If you, dear reader, want to buy me some paid time, I only need 2 months. That will last me through Christmas. I'll get some money then from geographically-distant relatives and with that I can buy another full year of paid time.

no sleep tonight

Oh boy. Nothing like an adrenaline rush at 1 A.M. I was walking to my bedroom, shoeless. And a centipede skittered its freakish way across my bedroom floor right after I came in.

Now, insects generally don't bug me (har!), and spiders get left alone so long as they don't freaking touch me. But centipedes! I can't append adjectives to them that aren't profane. Yellow or brown, perhaps, but there's a bevy of cursing that I dearly yearn to attach as well.

My mother has a habit of disbelieving my late-night creature encounters, so I tricked the -- the thing -- into a box and from there into a jar, which you better believe I sealed tight. It can suffocate. It's vile and I condemn it for daring sully my domain. Let's see my mum tell me I was dreaming when she can see the thing before her, eh.

Meanwhile, no sleep tonight. What if there's more? They could easily climb my walls or blankets onto my bed, oh God... so I am awake, wearing boots, and keeping my feet tucked high under my chair.

Centipedes. Worse than shovels, honestly.

Today I am thankful that Turkey Day only comes once a year.

Choco-WHAT?

The holiday has brought my brother and his friends out of their college town and into my house. While they're here, I have heard one incredulous question more than any other: "A five pound candy bar?!"

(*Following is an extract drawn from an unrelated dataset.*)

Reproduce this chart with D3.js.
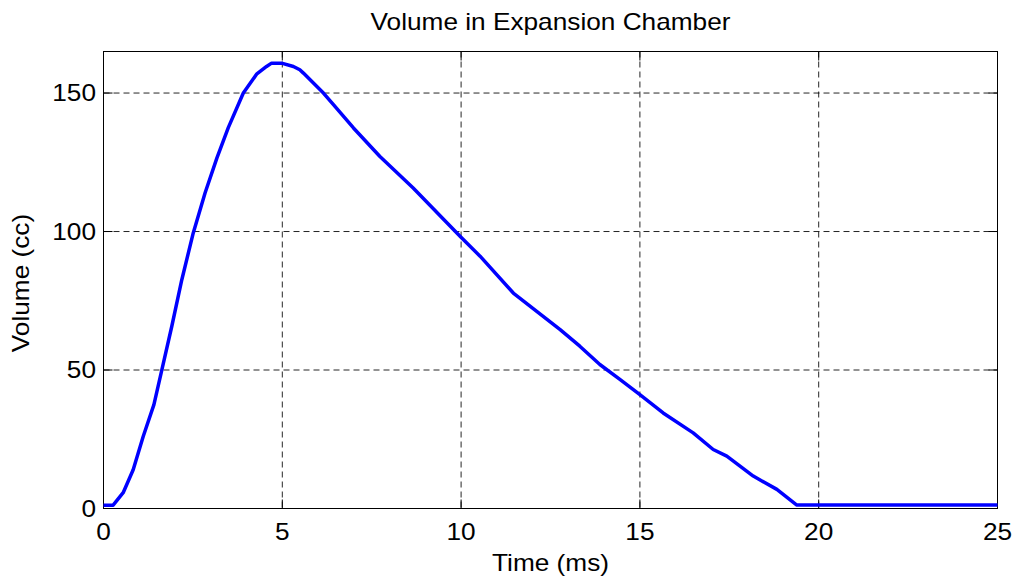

Heh. Yes. I was mildly helpful and Mommyrinabear thanked me with Hershey's bar bigger than my laptop. Rina rocks. I've been sharing with whoever dared risk finger sprain by breaking off a chunk themselves, which effort has whittled the bar from reading "HERSHEY'S" to approximately "HERS". Too true. *g*

Christ and cappuccino

I've been sorting old bookmarks. It brought up on old memory: A television ad, run by an area church at Christmastime, showing Jesus with crown of thorns. An unseen narrator said something about remembering that Jesus did not stay an infant, something to that general effect.

I was a child then, my teenage years in the distant future by my eyes, and I told my mom that I didn't like that ad. She pointed out that they had a point; some Christians rejoice at Christmas without remembering what the Bible says is the reason Jesus was born.

Just a passing thought. On an entirely different note, please remember that bottled cappuccino contains milk, will eventually go bad, and should be checked for expiration date before anyone consumes it. If it expired on the 8th and someone, say me, drank it on... oh, maybe the 27th, that would be bad. Very bad. Luckily I'm all better now. Huzzah.

social trouble

In the course of bookmark cleaning, I found The mind in the eyes test and took it. I'm just going to say I did badly. My score blew. I mistook hostile for shy, and flirtatious for hostile.

I think I have discovered a source of my difficulties relating to people offline. Yikes.

My brain should not combine Jabberwocky and Cthulhu. It just -- shouldn't.